◆ **OBJECTIVE**:
Copy the data exactly; pictures stay out of the copy.
─── INFORMATION SUPPLIED
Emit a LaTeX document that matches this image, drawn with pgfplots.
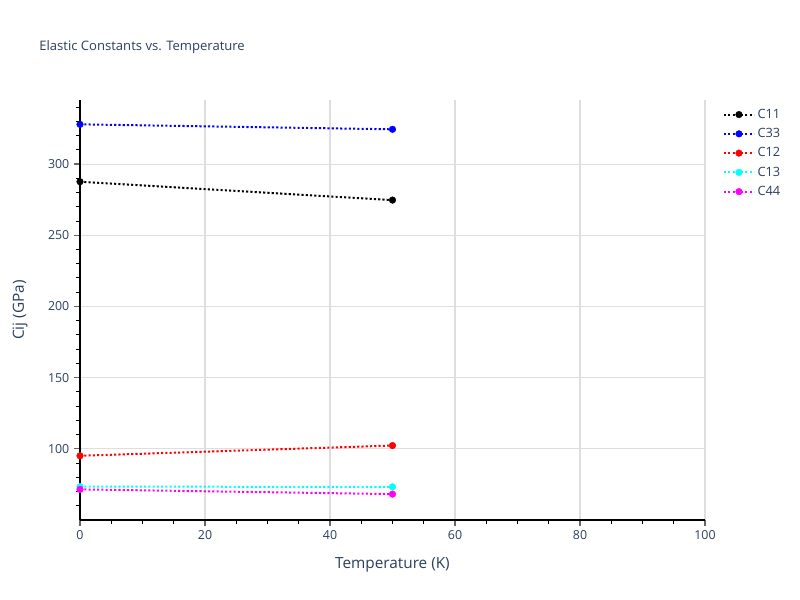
\documentclass[border=0pt]{standalone}
\usepackage{pgfplots}
\pgfplotsset{compat=1.18}
\usepackage{fontspec}
\setmainfont{Open Sans}
\definecolor{txt}{RGB}{42,63,95}
\definecolor{grd}{RGB}{222,222,222}
\definecolor{pcyan}{RGB}{0,255,255}
\definecolor{pmag}{RGB}{255,0,255}
\definecolor{pblue}{RGB}{0,0,255}
\definecolor{pred}{RGB}{255,0,0}
\begin{document}
\begin{tikzpicture}[x=1pt,y=1pt]
\useasboundingbox (-60,-60) rectangle (540,390);
\begin{axis}[
  at={(0,0)}, anchor=south west,
  scale only axis, width=468.75pt, height=315pt,
  xmin=0, xmax=100, ymin=50, ymax=345,
  axis x line*=bottom, axis y line*=left,
  axis line style={black, line width=0.9pt, -},
  xtick={0,20,40,60,80,100}, minor xtick={5,10,15,25,30,35,45,50,55,65,70,75,85,90,95},
  ytick={100,150,200,250,300}, minor ytick={60,70,80,90,110,120,130,140,160,170,180,190,210,220,230,240,260,270,280,290,310,320,330,340},
  tick align=outside,
  major tick length=4.5pt, minor tick length=3pt,
  major tick style={gray!80!black, line width=0.9pt},
  minor tick style={black, line width=0.7pt},
  grid=major, major grid style={grd, line width=0.8pt},
  tick label style={font=\fontsize{9.3}{10}\selectfont, color=txt},
  /pgf/number format/assume math mode=true,
  xlabel={Temperature (K)}, ylabel={Cij (GPa)},
  label style={font=\fontsize{11.5}{13}\selectfont, color=txt},
  xlabel style={at={(axis description cs:0.5,-0.1080)}, anchor=center},
  ylabel style={at={(axis description cs:-0.096,0.5)}, anchor=center},
  legend style={at={(1.022,0.992)}, anchor=north west, draw=none, fill=none,
    font=\fontsize{9.6}{10}\selectfont, text=txt, row sep=2.0pt, cells={anchor=west}},
  legend image code/.code={\draw[mark repeat=2,mark phase=2] plot coordinates {(0pt,0pt) (11.2pt,0pt) (22.4pt,0pt)};},
  every axis plot/.append style={line width=1.5pt, dash pattern=on 1.6pt off 1.6pt, mark=*, mark size=2.5pt, mark options={solid, line width=0.3pt}},
  clip=false,
]
\addplot[black] coordinates {(0,287.6) (50,274.7)};
\addlegendentry{C11}
\addplot[pblue] coordinates {(0,327.9) (50,324.4)};
\addlegendentry{C33}
\addplot[pred] coordinates {(0,95.1) (50,102.3)};
\addlegendentry{C12}
\addplot[pcyan] coordinates {(0,73.4) (50,73.3)};
\addlegendentry{C13}
\addplot[pmag] coordinates {(0,71.5) (50,68.2)};
\addlegendentry{C44}
\end{axis}
\node[anchor=base west, font=\fontsize{9.8}{11}\selectfont, color=txt] at (-34,352) {Elastic Constants vs. Temperature};
\end{tikzpicture}
\end{document}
──────
◆ **THE ANSWER**:
Emit a LaTeX document that matches this image, drawn with pgfplots.
\documentclass[border=0pt]{standalone}
\usepackage{pgfplots}
\pgfplotsset{compat=1.18}
\usepackage{fontspec}
\setmainfont{Open Sans}
\definecolor{txt}{RGB}{42,63,95}
\definecolor{grd}{RGB}{222,222,222}
\definecolor{pcyan}{RGB}{0,255,255}
\definecolor{pmag}{RGB}{255,0,255}
\definecolor{pblue}{RGB}{0,0,255}
\definecolor{pred}{RGB}{255,0,0}
\begin{document}
\begin{tikzpicture}[x=1pt,y=1pt]
\useasboundingbox (-60,-60) rectangle (540,390);
\begin{axis}[
  at={(0,0)}, anchor=south west,
  scale only axis, width=468.75pt, height=315pt,
  xmin=0, xmax=100, ymin=50, ymax=345,
  axis x line*=bottom, axis y line*=left,
  axis line style={black, line width=0.9pt, -},
  xtick={0,20,40,60,80,100}, minor xtick={5,10,15,25,30,35,45,50,55,65,70,75,85,90,95},
  ytick={100,150,200,250,300}, minor ytick={60,70,80,90,110,120,130,140,160,170,180,190,210,220,230,240,260,270,280,290,310,320,330,340},
  tick align=outside,
  major tick length=4.5pt, minor tick length=3pt,
  major tick style={gray!80!black, line width=0.9pt},
  minor tick style={black, line width=0.7pt},
  grid=major, major grid style={grd, line width=0.8pt},
  tick label style={font=\fontsize{9.3}{10}\selectfont, color=txt},
  /pgf/number format/assume math mode=true,
  xlabel={Temperature (K)}, ylabel={Cij (GPa)},
  label style={font=\fontsize{11.5}{13}\selectfont, color=txt},
  xlabel style={at={(axis description cs:0.5,-0.1080)}, anchor=center},
  ylabel style={at={(axis description cs:-0.096,0.5)}, anchor=center},
  legend style={at={(1.022,0.992)}, anchor=north west, draw=none, fill=none,
    font=\fontsize{9.6}{10}\selectfont, text=txt, row sep=2.0pt, cells={anchor=west}},
  legend image code/.code={\draw[mark repeat=2,mark phase=2] plot coordinates {(0pt,0pt) (11.2pt,0pt) (22.4pt,0pt)};},
  every axis plot/.append style={line width=1.5pt, dash pattern=on 1.6pt off 1.6pt, mark=*, mark size=2.5pt, mark options={solid, line width=0.3pt}},
  clip=false,
]
\addplot[black] coordinates {(0,287.6) (50,274.7)};
\addlegendentry{C11}
\addplot[pblue] coordinates {(0,327.9) (50,324.4)};
\addlegendentry{C33}
\addplot[pred] coordinates {(0,95.1) (50,102.3)};
\addlegendentry{C12}
\addplot[pcyan] coordinates {(0,73.4) (50,73.3)};
\addlegendentry{C13}
\addplot[pmag] coordinates {(0,71.5) (50,68.2)};
\addlegendentry{C44}
\end{axis}
\node[anchor=base west, font=\fontsize{9.8}{11}\selectfont, color=txt] at (-34,352) {Elastic Constants vs. Temperature};
\end{tikzpicture}
\end{document}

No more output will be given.